>>>

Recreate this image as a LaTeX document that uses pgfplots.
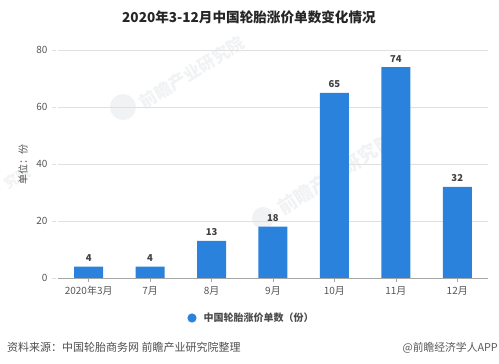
\documentclass[border=0pt]{standalone}
\usepackage{pgfplots}
\pgfplotsset{compat=1.18}
\usepackage{fontspec}
\setmainfont{Noto Sans CJK SC}
\definecolor{barblue}{HTML}{2B82DC}
\definecolor{txt}{HTML}{555555}
\definecolor{wm}{HTML}{F0F2F4}
\begin{document}
\begin{tikzpicture}
\path[use as bounding box] (0pt,0pt) rectangle (499pt,364pt);
% watermarks
\node[wm,font=\bfseries\fontsize{17}{17}\selectfont,rotate=32] at (192pt,291pt) {前瞻产业研究院};
\fill[wm] (123pt,257pt) circle (13pt);
\node[wm,font=\bfseries\fontsize{14}{14}\selectfont,rotate=32] at (18pt,186pt) {究院};
\node[wm,font=\bfseries\fontsize{19}{19}\selectfont,rotate=32] at (336pt,190pt) {前瞻产业研究院};
\fill[wm] (263pt,146pt) circle (11pt);
\begin{axis}[
  at={(58pt,86pt)},anchor=south west,scale only axis,width=430pt,height=228pt,
  xmin=-0.5,xmax=6.5,ymin=0,ymax=80,
  ybar,bar width=29pt,
  axis x line=bottom,axis y line=left,
  x axis line style={-,draw=black!35,line width=0.8pt},
  y axis line style={draw=none},
  xtick={0,1,2,3,4,5,6},
  xticklabels={2020年3月,7月,8月,9月,10月,11月,12月},
  ytick={0,20,40,60,80},
  ymajorgrids,
  grid style={draw=black!12,line width=0.8pt},
  xtick align=outside,ytick align=outside,
  xtick pos=bottom,
  major tick length=4pt,
  x tick style={draw=black!35,line width=0.6pt},
  y tick style={draw=black!12,line width=0.8pt,xshift=-2pt},
  tick label style={font=\fontsize{10}{11}\selectfont,text=txt},
  /pgf/number format/assume math mode=true,
  yticklabel style={xshift=-3pt},
  xticklabel style={yshift=-1pt},
  nodes near coords,
  nodes near coords style={font=\bfseries\fontsize{9.5}{10}\selectfont,text=black!75,yshift=1.5pt,/pgf/number format/assume math mode=true},
]
\addplot[fill=barblue,draw=none]
  coordinates {(0,4)(1,4)(2,13)(3,18)(4,65)(5,74)(6,32)};
\end{axis}
\node[font=\bfseries\fontsize{13.6}{14}\selectfont,text=black!85] at (249pt,347pt) {2020年3-12月中国轮胎涨价单数变化情况};
\node[txt,rotate=90,font=\fontsize{10}{11}\selectfont] at (23pt,199pt) {单位：份};
\fill[barblue] (192pt,46pt) circle (4.6pt);
\node[anchor=west,text=black!70,font=\bfseries\fontsize{10}{11}\selectfont] at (200pt,46pt) {中国轮胎涨价单数（份）};
\node[anchor=west,inner sep=0pt,text=black!70,font=\fontsize{11}{12}\selectfont] at (7pt,16.5pt) {资料来源：中国轮胎商务网 前瞻产业研究院整理};
\node[anchor=east,inner sep=0pt,text=black!65,font=\fontsize{10.8}{12}\selectfont] at (498pt,16.5pt) {@前瞻经济学人APP};
\end{tikzpicture}
\end{document}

<<<

■ What is being asked
Leave out the pictures and reproduce the rest of the listing exactly.

■ Finished task
Recreate this image as a LaTeX document that uses pgfplots.
\documentclass[border=0pt]{standalone}
\usepackage{pgfplots}
\pgfplotsset{compat=1.18}
\usepackage{fontspec}
\setmainfont{Noto Sans CJK SC}
\definecolor{barblue}{HTML}{2B82DC}
\definecolor{txt}{HTML}{555555}
\definecolor{wm}{HTML}{F0F2F4}
\begin{document}
\begin{tikzpicture}
\path[use as bounding box] (0pt,0pt) rectangle (499pt,364pt);
% watermarks
\node[wm,font=\bfseries\fontsize{17}{17}\selectfont,rotate=32] at (192pt,291pt) {前瞻产业研究院};
\fill[wm] (123pt,257pt) circle (13pt);
\node[wm,font=\bfseries\fontsize{14}{14}\selectfont,rotate=32] at (18pt,186pt) {究院};
\node[wm,font=\bfseries\fontsize{19}{19}\selectfont,rotate=32] at (336pt,190pt) {前瞻产业研究院};
\fill[wm] (263pt,146pt) circle (11pt);
\begin{axis}[
  at={(58pt,86pt)},anchor=south west,scale only axis,width=430pt,height=228pt,
  xmin=-0.5,xmax=6.5,ymin=0,ymax=80,
  ybar,bar width=29pt,
  axis x line=bottom,axis y line=left,
  x axis line style={-,draw=black!35,line width=0.8pt},
  y axis line style={draw=none},
  xtick={0,1,2,3,4,5,6},
  xticklabels={2020年3月,7月,8月,9月,10月,11月,12月},
  ytick={0,20,40,60,80},
  ymajorgrids,
  grid style={draw=black!12,line width=0.8pt},
  xtick align=outside,ytick align=outside,
  xtick pos=bottom,
  major tick length=4pt,
  x tick style={draw=black!35,line width=0.6pt},
  y tick style={draw=black!12,line width=0.8pt,xshift=-2pt},
  tick label style={font=\fontsize{10}{11}\selectfont,text=txt},
  /pgf/number format/assume math mode=true,
  yticklabel style={xshift=-3pt},
  xticklabel style={yshift=-1pt},
  nodes near coords,
  nodes near coords style={font=\bfseries\fontsize{9.5}{10}\selectfont,text=black!75,yshift=1.5pt,/pgf/number format/assume math mode=true},
]
\addplot[fill=barblue,draw=none]
  coordinates {(0,4)(1,4)(2,13)(3,18)(4,65)(5,74)(6,32)};
\end{axis}
\node[font=\bfseries\fontsize{13.6}{14}\selectfont,text=black!85] at (249pt,347pt) {2020年3-12月中国轮胎涨价单数变化情况};
\node[txt,rotate=90,font=\fontsize{10}{11}\selectfont] at (23pt,199pt) {单位：份};
\fill[barblue] (192pt,46pt) circle (4.6pt);
\node[anchor=west,text=black!70,font=\bfseries\fontsize{10}{11}\selectfont] at (200pt,46pt) {中国轮胎涨价单数（份）};
\node[anchor=west,inner sep=0pt,text=black!70,font=\fontsize{11}{12}\selectfont] at (7pt,16.5pt) {资料来源：中国轮胎商务网 前瞻产业研究院整理};
\node[anchor=east,inner sep=0pt,text=black!65,font=\fontsize{10.8}{12}\selectfont] at (498pt,16.5pt) {@前瞻经济学人APP};
\end{tikzpicture}
\end{document}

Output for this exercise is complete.